What you are asked to do:
Produce a word-for-word copy of the listing below without its pictures.

• • • •

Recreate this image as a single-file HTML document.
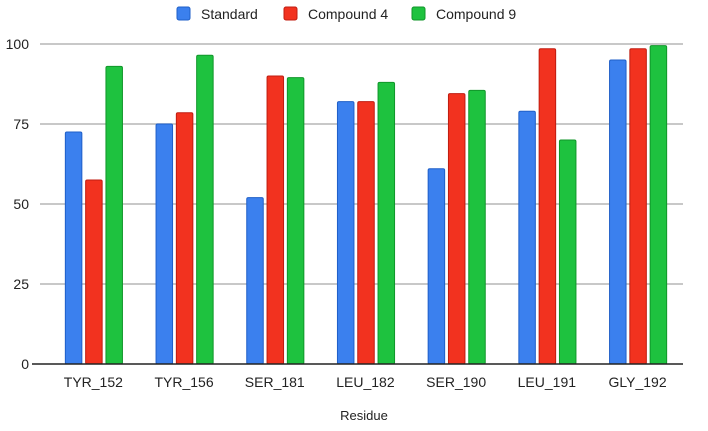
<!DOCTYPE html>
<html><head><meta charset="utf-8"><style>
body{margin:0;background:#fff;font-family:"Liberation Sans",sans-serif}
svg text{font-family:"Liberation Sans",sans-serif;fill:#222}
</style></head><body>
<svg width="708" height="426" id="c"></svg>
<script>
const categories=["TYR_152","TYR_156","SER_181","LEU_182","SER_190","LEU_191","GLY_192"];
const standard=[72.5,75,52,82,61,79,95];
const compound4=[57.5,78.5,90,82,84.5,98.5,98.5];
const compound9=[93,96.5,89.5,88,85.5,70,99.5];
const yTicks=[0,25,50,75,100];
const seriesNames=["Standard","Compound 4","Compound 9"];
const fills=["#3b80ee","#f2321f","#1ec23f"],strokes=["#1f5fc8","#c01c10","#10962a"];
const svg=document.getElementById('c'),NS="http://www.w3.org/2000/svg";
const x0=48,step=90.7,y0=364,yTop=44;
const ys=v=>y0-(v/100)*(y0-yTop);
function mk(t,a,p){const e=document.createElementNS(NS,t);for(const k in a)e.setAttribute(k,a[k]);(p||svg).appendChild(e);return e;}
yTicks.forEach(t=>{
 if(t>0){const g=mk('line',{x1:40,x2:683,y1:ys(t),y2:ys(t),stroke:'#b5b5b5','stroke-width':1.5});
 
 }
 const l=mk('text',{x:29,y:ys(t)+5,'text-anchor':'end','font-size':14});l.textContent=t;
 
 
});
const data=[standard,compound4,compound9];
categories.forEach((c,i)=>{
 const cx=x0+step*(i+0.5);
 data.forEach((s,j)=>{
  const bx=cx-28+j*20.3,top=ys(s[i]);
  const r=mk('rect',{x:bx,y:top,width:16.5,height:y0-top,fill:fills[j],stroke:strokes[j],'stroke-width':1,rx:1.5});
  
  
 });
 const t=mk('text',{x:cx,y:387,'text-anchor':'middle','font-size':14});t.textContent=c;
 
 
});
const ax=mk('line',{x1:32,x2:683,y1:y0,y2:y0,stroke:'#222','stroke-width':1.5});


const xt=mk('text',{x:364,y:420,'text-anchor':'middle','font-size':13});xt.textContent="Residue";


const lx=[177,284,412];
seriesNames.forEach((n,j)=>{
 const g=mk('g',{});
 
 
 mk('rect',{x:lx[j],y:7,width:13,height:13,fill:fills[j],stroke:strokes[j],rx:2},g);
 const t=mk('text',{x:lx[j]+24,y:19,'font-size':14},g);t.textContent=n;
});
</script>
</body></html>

• • • •

Written reply:
Recreate this image as a single-file HTML document.
<!DOCTYPE html>
<html><head><meta charset="utf-8"><style>
body{margin:0;background:#fff;font-family:"Liberation Sans",sans-serif}
svg text{font-family:"Liberation Sans",sans-serif;fill:#222}
</style></head><body>
<svg width="708" height="426" id="c"></svg>
<script>
const categories=["TYR_152","TYR_156","SER_181","LEU_182","SER_190","LEU_191","GLY_192"];
const standard=[72.5,75,52,82,61,79,95];
const compound4=[57.5,78.5,90,82,84.5,98.5,98.5];
const compound9=[93,96.5,89.5,88,85.5,70,99.5];
const yTicks=[0,25,50,75,100];
const seriesNames=["Standard","Compound 4","Compound 9"];
const fills=["#3b80ee","#f2321f","#1ec23f"],strokes=["#1f5fc8","#c01c10","#10962a"];
const svg=document.getElementById('c'),NS="http://www.w3.org/2000/svg";
const x0=48,step=90.7,y0=364,yTop=44;
const ys=v=>y0-(v/100)*(y0-yTop);
function mk(t,a,p){const e=document.createElementNS(NS,t);for(const k in a)e.setAttribute(k,a[k]);(p||svg).appendChild(e);return e;}
yTicks.forEach(t=>{
 if(t>0){const g=mk('line',{x1:40,x2:683,y1:ys(t),y2:ys(t),stroke:'#b5b5b5','stroke-width':1.5});
 
 }
 const l=mk('text',{x:29,y:ys(t)+5,'text-anchor':'end','font-size':14});l.textContent=t;
 
 
});
const data=[standard,compound4,compound9];
categories.forEach((c,i)=>{
 const cx=x0+step*(i+0.5);
 data.forEach((s,j)=>{
  const bx=cx-28+j*20.3,top=ys(s[i]);
  const r=mk('rect',{x:bx,y:top,width:16.5,height:y0-top,fill:fills[j],stroke:strokes[j],'stroke-width':1,rx:1.5});
  
  
 });
 const t=mk('text',{x:cx,y:387,'text-anchor':'middle','font-size':14});t.textContent=c;
 
 
});
const ax=mk('line',{x1:32,x2:683,y1:y0,y2:y0,stroke:'#222','stroke-width':1.5});


const xt=mk('text',{x:364,y:420,'text-anchor':'middle','font-size':13});xt.textContent="Residue";


const lx=[177,284,412];
seriesNames.forEach((n,j)=>{
 const g=mk('g',{});
 
 
 mk('rect',{x:lx[j],y:7,width:13,height:13,fill:fills[j],stroke:strokes[j],rx:2},g);
 const t=mk('text',{x:lx[j]+24,y:19,'font-size':14},g);t.textContent=n;
});
</script>
</body></html>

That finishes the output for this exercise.